Nailgun Massacre

Album Title: 
Boned, Boxed And Buried
Release Date: 
Monday, January 12, 2015
Review Type: 

When I listened to the debut album Backyard Butchery by Dutch act Nailgun Massacre (Slowrunner Records, 2011), I was totally blown away. I gave it a score of 90/100, by the way, and I do not think I did exaggerate. Also some other reviewers / magazines / webzines, though being less influential than Concreteweb and undersigned, evidently (smiley…), were pretty enthusiastic.

Then it took quite some time, but now, finally, the band returns with the successor, called Boned, Boxed And Buried. And look at the cover artwork. Read the titles, such as I Bury The Hatched In Your Face, Casket Full Of Fun, Where’s The Head?, Lower Me Down and so on. What do you think; did this band turn soft? No, not at all at first sight. And not either at second sight. Or third…

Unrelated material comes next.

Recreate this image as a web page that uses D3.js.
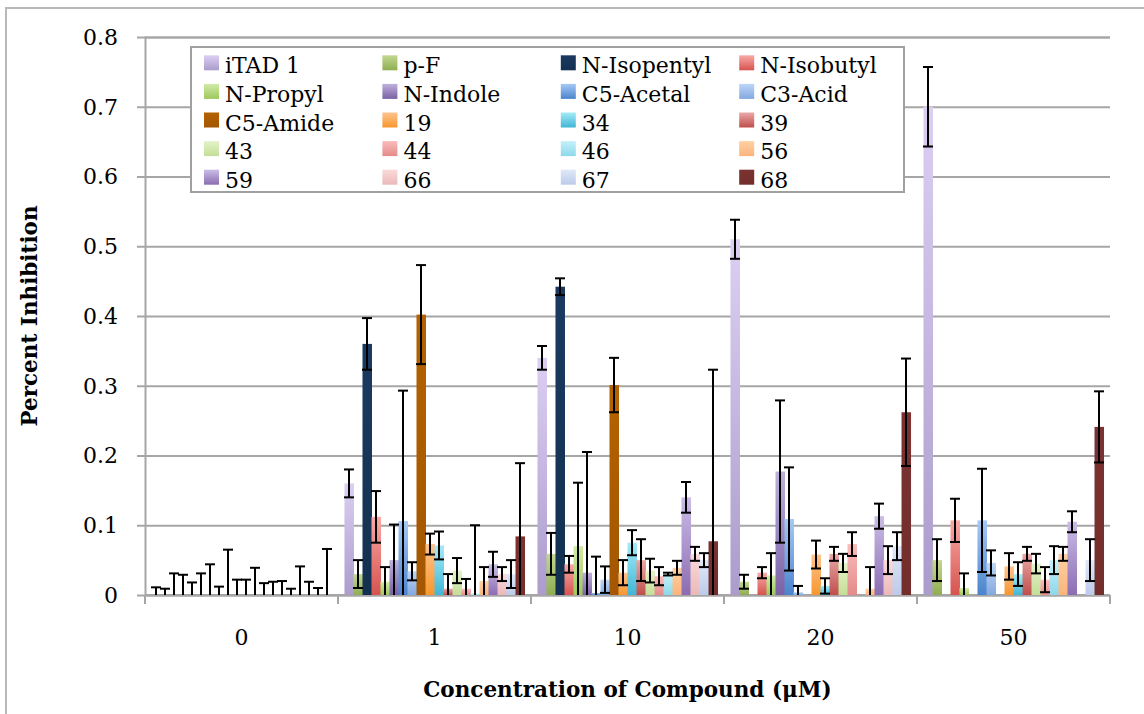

Seriously (just for once), Boned, Boxed And Buried is a great successor of that former piece of stinky stench. The album brings forty five minutes of mostly gore, filthy and xtreem Death Metal from the Old School. And once again American bands like Autopsy / Abscess, Mantas / early Death, Massacre, Necrophagia or the likes at the one hand, and any other piece of sh*t guys like Paul Speckmann or Roger Johansson might be involved with, have been of undeniable influence. And maybe the one and only difference (evolution?) in comparison to the debut might be the addition of UK’ish details, cf. very early Paradise Lost or Bolt Thrower, or Swedish nastiness à la f*ckin’ early Entombed / Nihilist, Dismember or Grave!

The whole is rather down-tuned and slow to up-tempo (with some faster parts, of course, yet quite some ultra-slow passages as well), which makes the listener being focused on the gore structures rather than some devastating speed. It works for (comparable) bands like Autopsy, Obituary, Nihilist, Pestilence, Asphyx or Bolt Thrower, so why not here?...

However, I have some remarks. What’s the use of adding an unnecessary version of The Funeral March, and I do miss the grotesque inspirational elements from the debuts. It does not mean that I do not like this album; on the contrary. But since I simply adored the debut, this second one sort of leaves me unsatisfied. And yes, that isn’t but a personal, purely subjective opinion, but you see: I am the reviewer right now, all right?!